Publié 02/11/2017 à 17:45 GMT+1

LIGUE DES CHAMPIONS - En retrait depuis le sacre de Chelsea en 2012, les clubs anglais semblent bel et bien enclencher leur retour sur le devant de la scène européenne, à l’image des démonstrations de Tottenham et Manchester City. Et il y a plusieurs raisons à cela.

Emre Can (Liverpool)

Crédit: Getty Images

Si elle se perd en décembre, la Ligue des champions se gagne en mai et pas avant. Les matches qui comptent vraiment, ceux à élimination directe sur deux rencontres, se jouent au printemps, pas en novembre. Et il y a peu de doute que le Real Madrid, corrigé et en crise aujourd’hui, redevienne un sérieux candidat à sa propre succession au mois de mars. Mais on ne peut pas non plus faire comme s’il ne s’était rien passé cette semaine et depuis le début de la compétition.

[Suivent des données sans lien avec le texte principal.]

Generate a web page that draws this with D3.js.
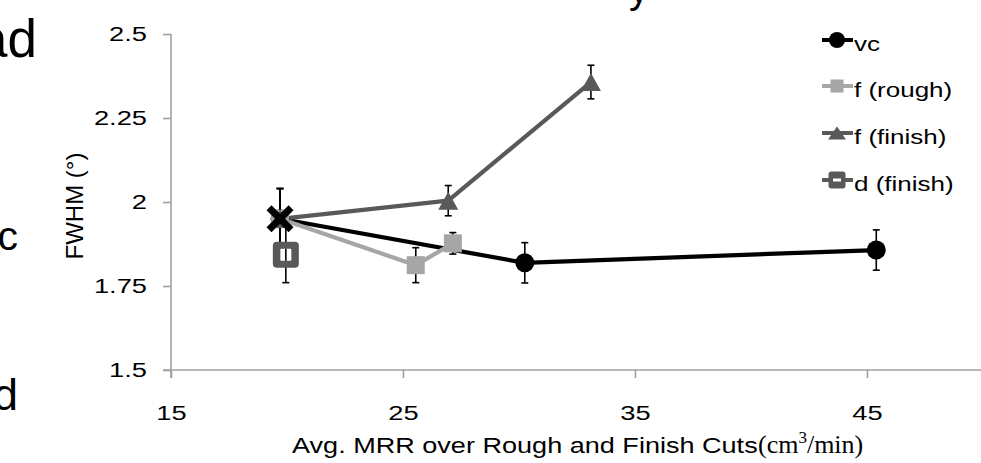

Au terme de la quatrième journée, qui révèle souvent les premiers qualifiés, quatre clubs anglais trônent en tête de leur poule et le cinquième, Chelsea, l’a seulement abandonné à Rome (0-3), ce dernier devant encore se rendre sur la pelouse d’un Atlético Madrid qui jouera sa survie le 22 novembre.
Sauf énorme surprise au sein du groupe E de Liverpool, où rien n’est joué mais plutôt en faveur des Reds, il devrait y avoir cinq clubs anglais en huitièmes de finale. Tottenham et Manchester City sont déjà qualifiés, il ne manque qu’un point à Manchester United et le nul de l’Atlético face à Qarabag a quasiment propulsé Chelsea malgré son revers à Rome (0-3). C’est le signe du retour des clubs anglais au premier plan sur la scène européenne depuis le dernier sacre de Chelsea (2012). Cinq années durant lesquelles les Blues (2013) et Manchester United (2017) ont tout de même remporté la "petite" coupe d’Europe (Ligue Europa) et Manchester City atteint le dernier carré en 2016.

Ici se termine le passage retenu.